71st Republic day, less gaiety, more gloom

As we are set to celebrate 71st Republic Day, the presence of Brazilian President Jair Bolsonaro as the chief guest at the R-day function, assumes significance, since with his visit strategic partnership between both the countries is expected to be strengthened.
The invitation to Bolsonaro, was extended by Prime Minister Narendra Modi on the sidelines of the recent 11th BRICS Summit held in Brasilia, which he accepted with pleasure.
This year there will be 22 tableaux from 16 States/Union Territories and six Central ministries, rolling down the Rajpath in New Delhi, at the grand R-day parade. The float of the National Disaster Relief Force (NDRF), raised in 2006 for relief and rescue during natural and man-made disasters, will be the special attraction. Bravery medals and national awards will be given by the President of India Ramnath Kovind. A spectacular march past by the Indian armed and paramilitary forces will be the focus of attention.
People celebrate Republic Day, with a lot of zeal and enthusiasm across the country, as on this day, the Constitution of India came into effect in 1950. It is important to take stock of the different aspects of economy and social conditions prevailing in the country on this day.
The country is facing economic slowdown. Although Prime Minister Narendra Modi aims for a 5 trillion dollar economy by 2024, the task seems to be difficult. As per the Government statistics, India’s economy is expected to grow at 5% (as against earlier forecast of 6.1 per cent), but experts including former Union Finance P Chidambaram have termed the claim as “exaggerated”. GDP came down to 4.5 per cent in quarter II of 2019-2020 (against 5 per cent in quarter I of 2019-2020).

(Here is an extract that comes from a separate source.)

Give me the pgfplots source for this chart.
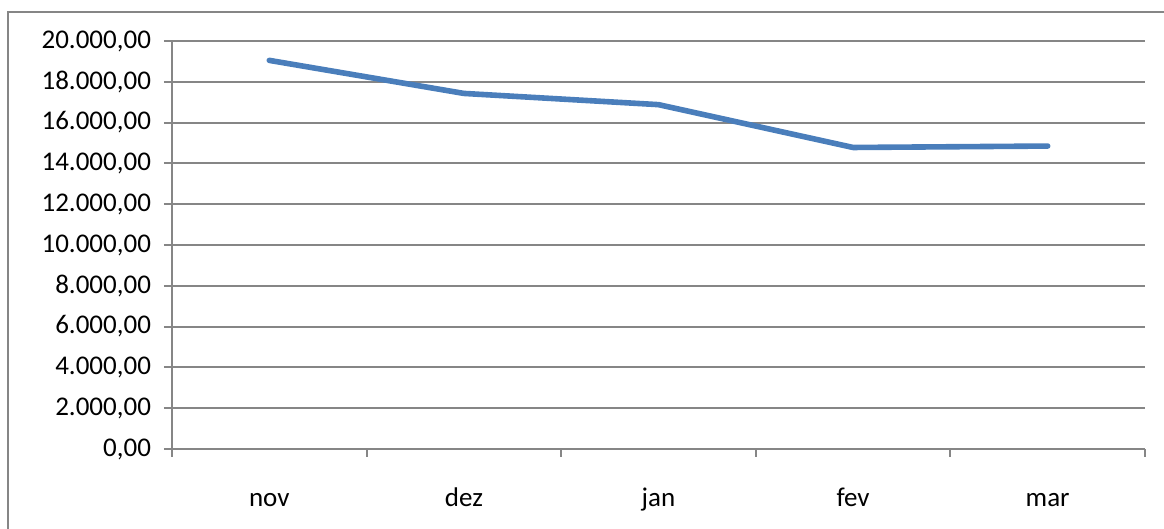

Similarly the Consumer Price Inflation (CPI) has spiked up to 7.35 per cent (from earlier 5.54 per cent) in December, triggering further growth concerns. The retail inflation is the highest witnessed since July 2014 and the real worry for the RBI and government is the rate of food (vegetable) inflation, which was the key trigger behind the steep rise in inflation in December 2019. Amid this, Indian rupee is hovering around 72 against US dollar, spooked by a surge in global oil prices.
In view of the liquidity crunch, the Union Finance Ministry has sought a record Rs 19,000 crore in dividend from State oil companies, about 5% more than last year. It has asked ONGC to pay a dividend of Rs 6,500 crore, Indian Oil Corporation- Rs 5,500 crore, BPCL- 2,500 crore, GAIL-Rs 2,000 crore, Oil India Limited Rs 1,500 crore and Engineers India Rs 1,000 crore.
As if to add to our worries, the US and Iran standoff is expected to adversely impact India’s exports to the Persian Gulf nations. The rupee kitty with Iran, through which the payments to Indian exporters are made, is fast depleting and as such the Rupee-Rial trade can come to a grinding halt, with payment of Indian exporters getting blocked.
To cover up losses, the government has already put up many public sector undertakings, including national carrier Air India on disinvestment list.
Despite this volatile situation, the Government has announced a plan to invest Rs 102 lakh crore in the infrastructure sector in the next 5 years to achieve the GDP target of $5 trillion by 2024-25. The sectors include: NIP projects covering expressways, national gas grid and PMAY-G (Rs 42 lakh crore), energy (Rs 24.54 lakh crore) and Road projects (Rs 19.63 lakh crore).
In the meanwhile Indian Space Research Organisation (ISRO), which has already made significant progress, is planning to send three astronauts to space for seven days by 2022, under “Gaganyaan Mission”, the indigenous human spaceflight programme.
India is expected to become one of the most powerful countries in the time to come. Let us hope that India becomes super power by 2030.